Anti-HERO groups anti trans ad

A campaign image released by opponents of Houston’s Equal Rights Ordinance reveals the group’s strategy for successful repeal.


Opponents of Houston’s Equal Rights Ordinance aired their first radio ad yesterday, the first of what they promise to be a barrage of ads ahead of the Nov. 3 ballot referendum that will decide the ordinance’s fate.
According to the Houston Chronicle, the Campaign for Houston‘s one-minute ad features a young woman concerned for her safety. She wants to get pregnant, she says, but is afraid because the ordinance “will allow men to freely go into women’s bathrooms, locker rooms and showers.
“That is filthy, that is disgusting and that is unsafe,” she states.
The nondiscrimination ordinance, which passed city council last year and has been mired in legal battles initiated by opponents since, includes protections for LGBT people, as well as other federally protected classes including sex, race, color, ethnicity, national origin, age, religion, disability, pregnancy, genetic information, family, marital or military status. Violators could be fined up to $5,000.
Opponents, including conservative Christian leaders, immediately gathered signatures for a ballot referendum. The city ultimately threw the petitions out, but opponents scored a victory earlier this month when the Texas Supreme Court forced the council to either repeal the ordinance or put it before voters on the Nov. 3 ballot.
City council members voted to put it before the voters on 12-5 vote.

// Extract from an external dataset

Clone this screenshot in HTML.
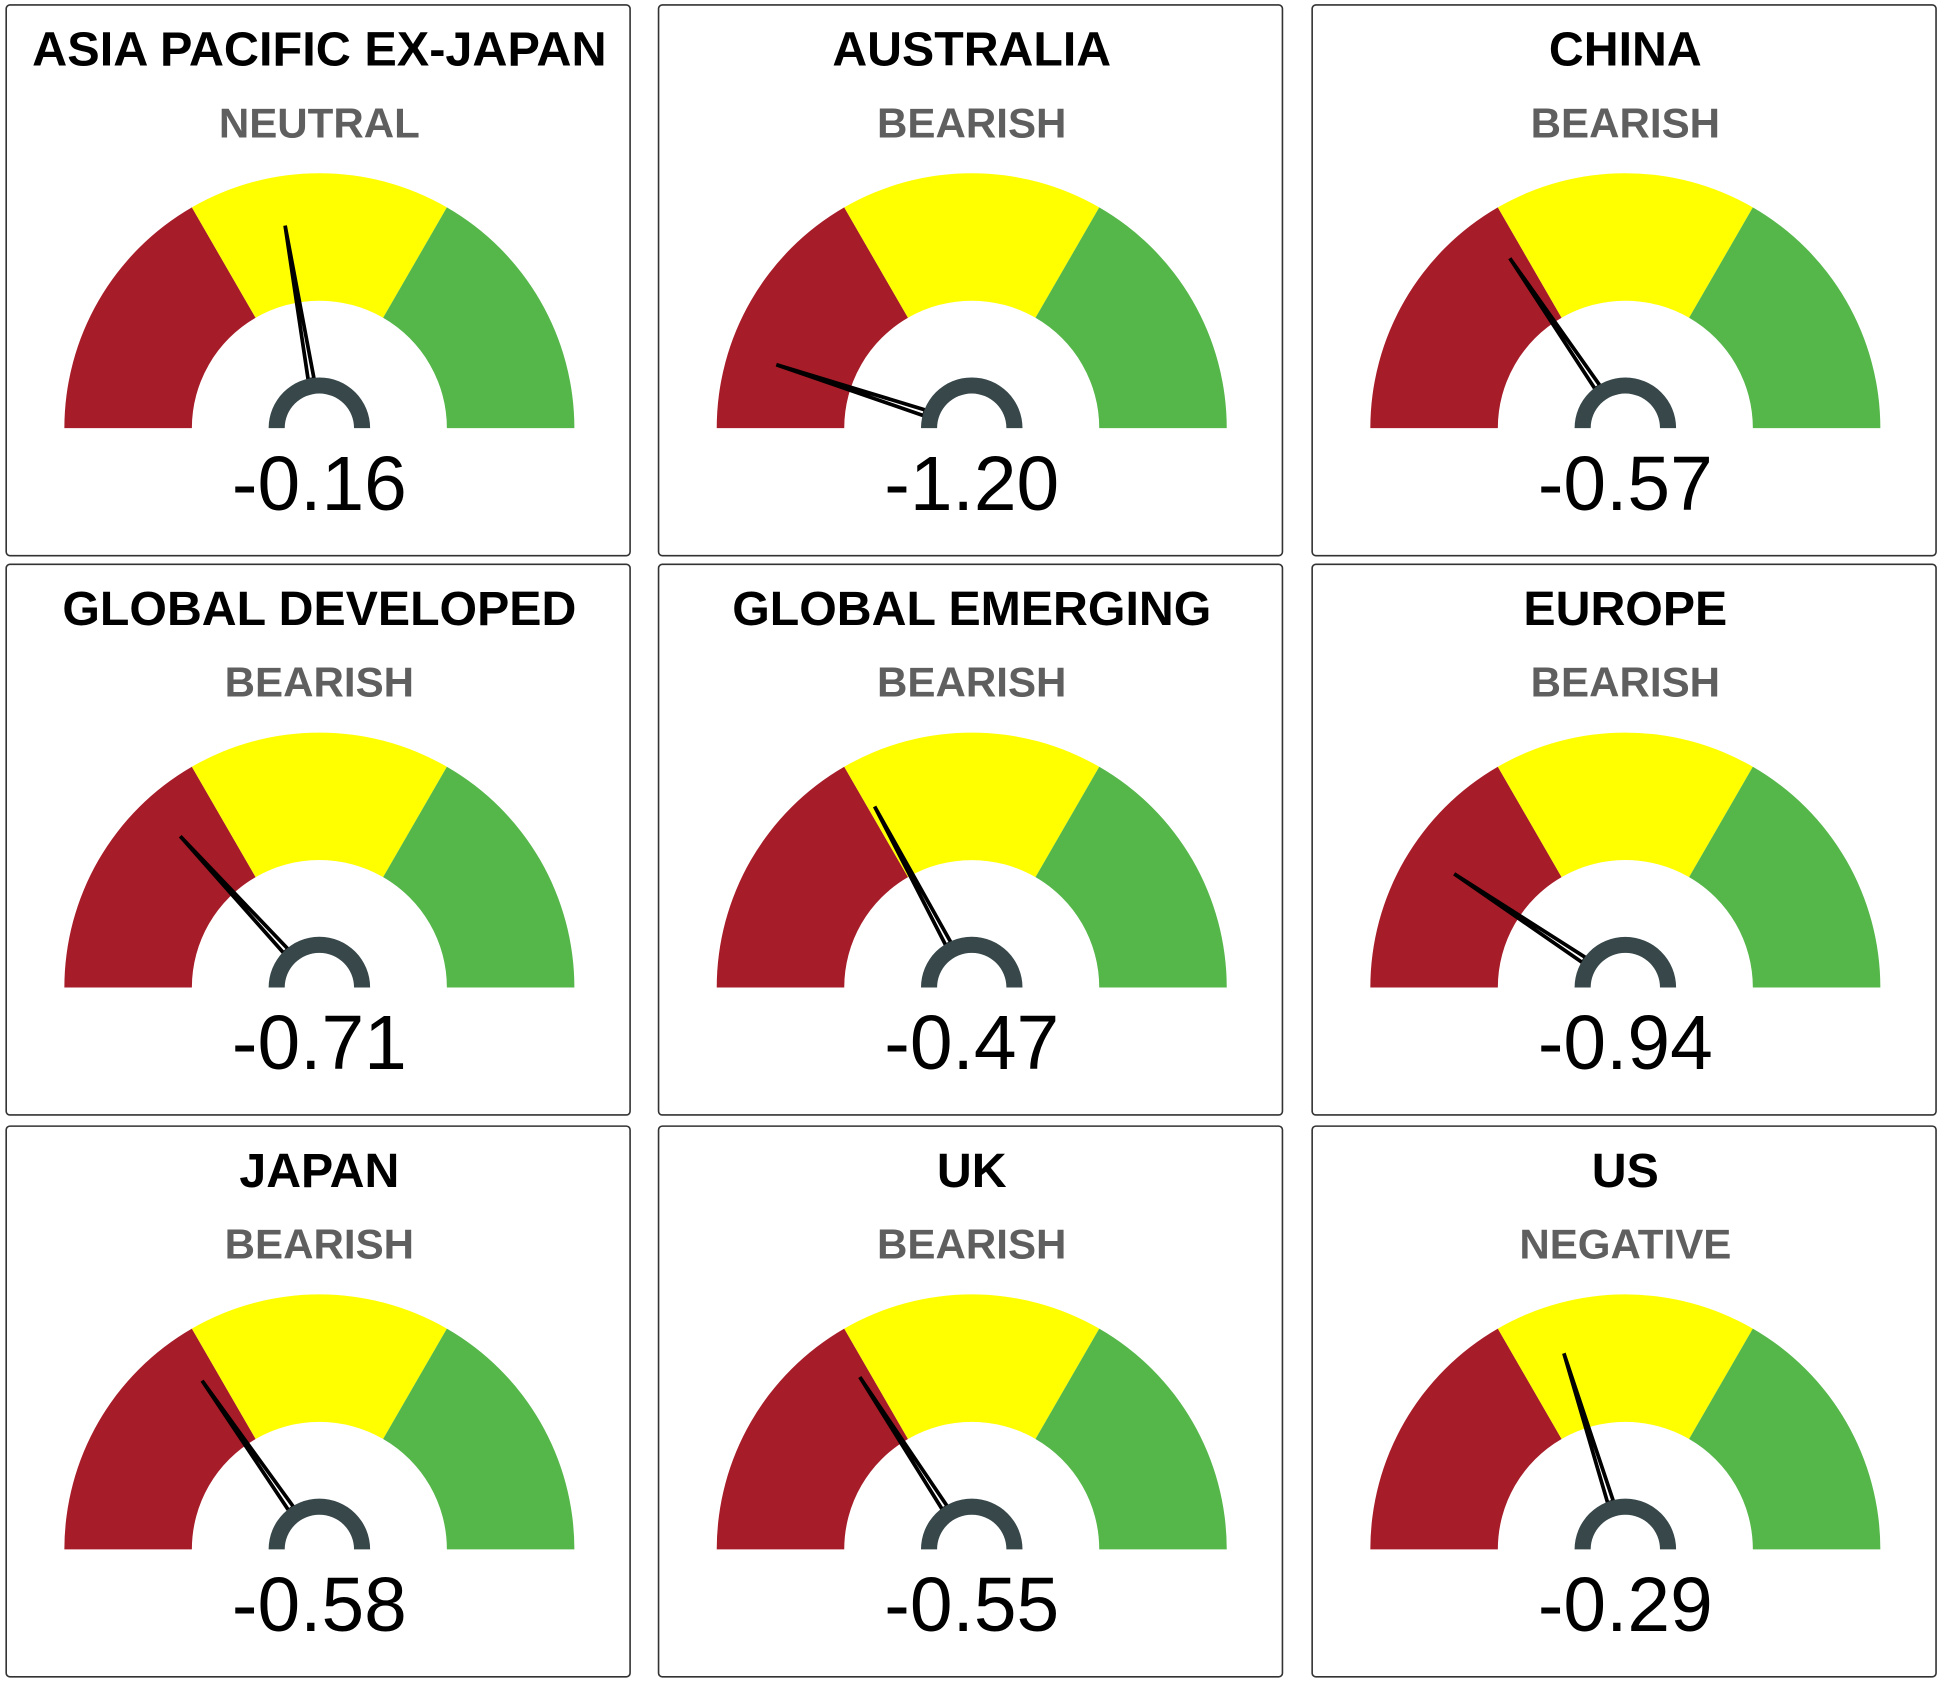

Richard Carlbom, campaign manager for Houston Unites, which supports the ordinance, blasted the ad in a statement.
“The ad is grossly inaccurate. Nothing in the equal rights ordinance changes the fact that it is — and always will be — illegal to enter a restroom to harm or harass other people. The ad leaves out the fact that the law protects tens of thousands of Houstonians from job discrimination based upon their race, age, religion, sexual orientation, gender identity and disability,” he said.
Houston Unites also plans to also broadcast media in support of the ordinance. But the campaign has not made any media buys yet, he told the Chronicle.